If a user wants to change the grip width of the stop fixing device, he may loosen the screw 43 to shift the regulator plate 41 and then fasten the screw to fix the regulator plate 41 at the place where it gives an optimum grip width.

While the regulator plate 41 is fixed to the under surface of the support block 9 in the illustrated arrangement, this invention is not limited to this particular arrangement. The essential matter is that the spread angle of the levers is controlled. Therefore, it is accepted to mount the regulator plate on the forward end of the upper main lever portion 4 and to make the surface of the base portion of the cylindrical actuator act as a stopper surface.

Claims

What is claimed is:

1. A stop fixing device for a slide fastener comprising:

an upper lever having a die portion at the forward end thereof;

a lower lever having an actuator at the forward end thereof;

an elongated guide member defining an elongated channel therein for slidably receiving a band of stops;

a pivot for connecting said levers and the guide member for rotation relative to each other with the guide member between the two levers;

spring means angularly biasing the two levers from the guide member;

a follower received in the guide member for forwardly urging the stop band loaded therein;

a driving mechanism driving a driver guide channel communicating with the forward end of said elongated channel in the guide member so as to receive the leading stop of the stop band and a driver being engaged by said actuator and being received in said driver guide channel for movement therein when actuated by said actuator, the device being so arranged that upon squeezing the levers together, the leading stop of the stop band is compressed between said driver and said die portion of the upper lever, the improvements comprising:

means for controlling the opening spread angle of said levers including a regulator plate, means for adjustably mounting said plate on one of said two levers and a stopper surface on the other lever being engaged by said plate for controlling the opening spread angle of the levers.

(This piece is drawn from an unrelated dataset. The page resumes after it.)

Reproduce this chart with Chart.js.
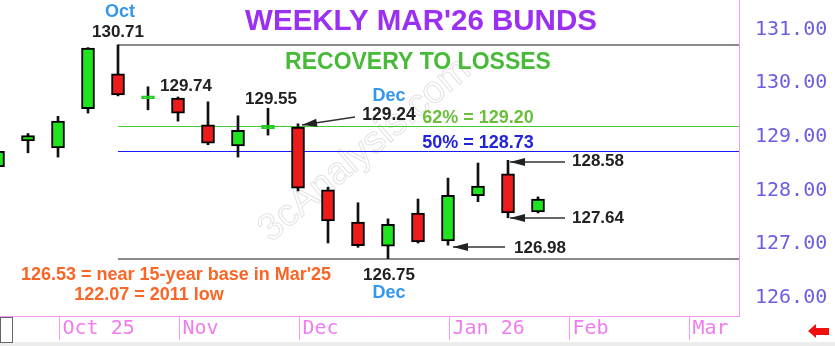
<!DOCTYPE html>
<html>
<head>
<meta charset="utf-8">
<script src="https://cdn.jsdelivr.net/npm/chart.js@4.4.1/dist/chart.umd.min.js"></script>
<style>
  html, body { margin: 0; padding: 0; background: #fff; }
</style>
</head>
<body>
<canvas id="chart" width="835" height="346"></canvas>
<script>
// weekly candles, index 0 = first week visible (late Sep)
const weeks  = [0, 1, 2, 3, 4, 5, 6, 7, 8, 9, 10, 11, 12, 13, 14, 15, 16, 17, 18];
const opens  = [128.44, 128.92, 128.79, 129.52, 130.17, 129.71, 129.72, 129.22, 128.83, 129.15, 129.18, 128.01, 127.41, 126.96, 127.58, 127.06, 127.90, 128.31, 127.60];
const highs  = [128.76, 129.06, 129.38, 130.66, 130.71, 129.93, 129.74, 129.65, 129.39, 129.53, 129.24, 128.06, 127.77, 127.47, 127.84, 128.23, 128.51, 128.56, 127.88];
const lows   = [128.40, 128.70, 128.62, 129.44, 129.76, 129.50, 129.29, 128.85, 128.62, 129.03, 127.99, 127.02, 126.94, 126.73, 127.02, 126.98, 127.79, 127.49, 127.58];
const closes = [128.73, 129.02, 129.29, 130.65, 129.78, 129.76, 129.44, 128.88, 129.12, 129.21, 128.04, 127.43, 126.97, 127.37, 127.04, 127.91, 128.08, 127.58, 127.84];

const yTicks = [126, 127, 128, 129, 130, 131];
const monthAt = [2, 6, 10, 15, 19, 23];
const monthLabels = ['Oct 25', 'Nov', 'Dec', 'Jan 26', 'Feb', 'Mar'];

const highLevel = 130.71;
const lowLevel = 126.73;
const fib62 = 129.20;
const fib50 = 128.73;
const levelFrom = 4;

const UP = '#1fe51f', DOWN = '#ee1b1b';
const isDoji = (i) => Math.abs(closes[i] - opens[i]) < 0.1;

const bodies = weeks.map(i => ({ x: i, y: [opens[i], closes[i]] }));
const wicks = weeks.map(i => ({ x: i, y: [lows[i], highs[i]] }));
const fills = weeks.map(i => closes[i] >= opens[i] ? UP : DOWN);
const borders = weeks.map(i => isDoji(i) ? '#22cc22' : '#000');

function arrow(ctx, x1, y1, x2, y2) {
  ctx.strokeStyle = '#333';
  ctx.lineWidth = 1.5;
  ctx.beginPath();
  ctx.moveTo(x1, y1);
  ctx.lineTo(x2, y2);
  ctx.stroke();
  const ang = Math.atan2(y2 - y1, x2 - x1);
  const len = 15, w = 4;
  ctx.fillStyle = '#222';
  ctx.beginPath();
  ctx.moveTo(x2, y2);
  ctx.lineTo(x2 - len * Math.cos(ang) + w * Math.sin(ang), y2 - len * Math.sin(ang) - w * Math.cos(ang));
  ctx.lineTo(x2 - len * Math.cos(ang) - w * Math.sin(ang), y2 - len * Math.sin(ang) + w * Math.cos(ang));
  ctx.closePath();
  ctx.fill();
}

function label(ctx, text, x, y, color, font) {
  ctx.fillStyle = color;
  ctx.font = font;
  ctx.textAlign = 'center';
  ctx.textBaseline = 'middle';
  ctx.fillText(text, x, y);
}

const overlay = {
  id: 'overlay',
  beforeDatasetsDraw(chart) {
    const { ctx, chartArea: a, scales: { x, y } } = chart;
    ctx.save();
    // watermark
    ctx.translate(365, 150);
    ctx.rotate(-0.7);
    ctx.font = '38px "Liberation Sans", Arial, sans-serif';
    ctx.textAlign = 'center';
    ctx.textBaseline = 'middle';
    ctx.strokeStyle = '#e3e3e3';
    ctx.lineWidth = 1;
    ctx.strokeText('3cAnalysis.com', 0, 0);
    ctx.restore();

    ctx.save();
    const x0 = x.getPixelForValue(levelFrom);
    const hline = (v, color, w) => {
      const py = Math.round(y.getPixelForValue(v)) + (w % 2 ? 0.5 : 0);
      ctx.strokeStyle = color;
      ctx.lineWidth = w;
      ctx.beginPath();
      ctx.moveTo(x0, py);
      ctx.lineTo(a.right, py);
      ctx.stroke();
    };
    hline(highLevel, '#8a8a8a', 2);
    hline(lowLevel, '#8a8a8a', 2);
    hline(fib62, '#44cc33', 1);
    hline(fib50, '#1a1aff', 1);
    ctx.restore();
  },
  afterDraw(chart) {
    const { ctx, chartArea: a, scales: { x } } = chart;
    ctx.save();
    // x axis frame + month labels
    ctx.strokeStyle = '#f49af4';
    ctx.lineWidth = 1;
    ctx.beginPath();
    ctx.moveTo(0, a.bottom + 0.5);
    ctx.lineTo(a.right, a.bottom + 0.5);
    ctx.stroke();
    ctx.font = '20px "DejaVu Sans Mono", monospace';
    ctx.textAlign = 'left';
    ctx.textBaseline = 'middle';
    monthAt.forEach((m, k) => {
      const px = Math.round(x.getPixelForValue(m)) + 1.5;
      ctx.strokeStyle = '#f49af4';
      ctx.beginPath();
      ctx.moveTo(px, a.bottom);
      ctx.lineTo(px, a.bottom + 24);
      ctx.stroke();
      ctx.fillStyle = '#f07cf0';
      ctx.fillText(monthLabels[k], px + 3, a.bottom + 13);
    });
    // bottom strip, corner box, red arrow
    ctx.fillStyle = '#ececec';
    ctx.fillRect(0, 342, 835, 4);
    ctx.strokeStyle = '#666';
    ctx.strokeRect(0.5, a.bottom + 1.5, 12, 25);
    ctx.fillStyle = '#f01010';
    ctx.beginPath();
    ctx.moveTo(808, 331);
    ctx.lineTo(816, 324);
    ctx.lineTo(816, 328);
    ctx.lineTo(829, 328);
    ctx.lineTo(829, 335);
    ctx.lineTo(816, 335);
    ctx.lineTo(816, 338);
    ctx.closePath();
    ctx.fill();

    // titles
    const bold = (s) => 'bold ' + s + 'px "Liberation Sans", Arial, sans-serif';
    label(ctx, "WEEKLY MAR'26 BUNDS", 421, 22, '#9b2ff2', bold(29.5));
    label(ctx, 'RECOVERY TO LOSSES', 418, 63, '#47bb38', bold(23));

    // annotations
    label(ctx, 'Oct', 120, 12, '#3497ee', bold(18));
    label(ctx, '130.71', 118, 32, '#222', bold(17));
    label(ctx, '129.74', 186, 86, '#222', bold(17));
    label(ctx, '129.55', 271, 99, '#222', bold(17));
    label(ctx, 'Dec', 389, 96, '#3497ee', bold(18));
    label(ctx, '129.24', 389, 115, '#222', bold(17.5));
    label(ctx, '62% = 129.20', 478, 118, '#6cbf3a', bold(18));
    label(ctx, '50% = 128.73', 478, 143, '#2323dd', bold(18));
    label(ctx, '128.58', 598, 161, '#222', bold(17));
    label(ctx, '127.64', 598, 218, '#222', bold(17));
    label(ctx, '126.98', 540, 248, '#222', bold(17));
    label(ctx, '126.75', 389, 275, '#222', bold(17));
    label(ctx, 'Dec', 389, 293, '#3497ee', bold(18));
    label(ctx, "126.53 = near 15-year base in Mar'25", 176, 275, '#fb6526', bold(18));
    label(ctx, '122.07 = 2011 low', 149, 295, '#fb6526', bold(18));

    arrow(ctx, 355, 117, 302, 125);
    arrow(ctx, 565, 162, 510, 162);
    arrow(ctx, 565, 218, 510, 218);
    arrow(ctx, 505, 247, 453, 247);
    ctx.restore();
  }
};

new Chart(document.getElementById('chart'), {
  type: 'bar',
  data: {
    datasets: [
      {
        data: bodies,
        backgroundColor: fills,
        borderColor: borders,
        borderWidth: 2,
        borderSkipped: false,
        barThickness: 13,
        grouped: false
      },
      {
        data: wicks,
        backgroundColor: '#111',
        borderWidth: 0,
        barThickness: 2,
        grouped: false
      }
    ]
  },
  options: {
    responsive: false,
    animation: false,
    layout: { padding: { left: 0, top: 0, right: 0, bottom: 30 } },
    plugins: { legend: { display: false }, tooltip: { enabled: false } },
    scales: {
      x: {
        type: 'linear',
        display: false,
        offset: false,
        min: 2 / 30,
        max: 741 / 30
      },
      y: {
        position: 'right',
        min: 125.661,
        max: 131.546,
        afterFit: (s) => { s.width = 96; s.paddingTop = 0; s.paddingBottom = 0; },
        afterBuildTicks: (s) => { s.ticks = yTicks.map(v => ({ value: v })); },
        grid: { display: false, drawTicks: false },
        border: { display: true, color: '#f49af4', width: 1 },
        ticks: {
          padding: 16,
          color: '#6a5fe0',
          font: { family: '"DejaVu Sans Mono", monospace', size: 20 },
          callback: (v) => Number(v).toFixed(2)
        }
      }
    }
  },
  plugins: [overlay]
});
</script>
</body>
</html>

2. A stop fixing device according to claim 1, further characterized in that said driver guide channel is defined by a groove formed in a driver guide fixed to the forward end of the elongated guide member; said guide member has an upper wall provided with a longitudinally elongated opening through which a portion of the follower extends so that a spring placed outside the guide member imparts biasing force to the follower; and a stop arrester depends from the bottom of said driver guide through said elongated opening into said elongated channel of the guide member for preventing rotation of the stop band due to the moment caused by depression of the driver.

3. A stop fixing device according to claim 2, further characterized in that said follower is formed into a bottom-side-opened rectangle including an upper wall and opposite sidewalls and the forward end portion of the upper wall is recessed for preventing interference with said stop arrester.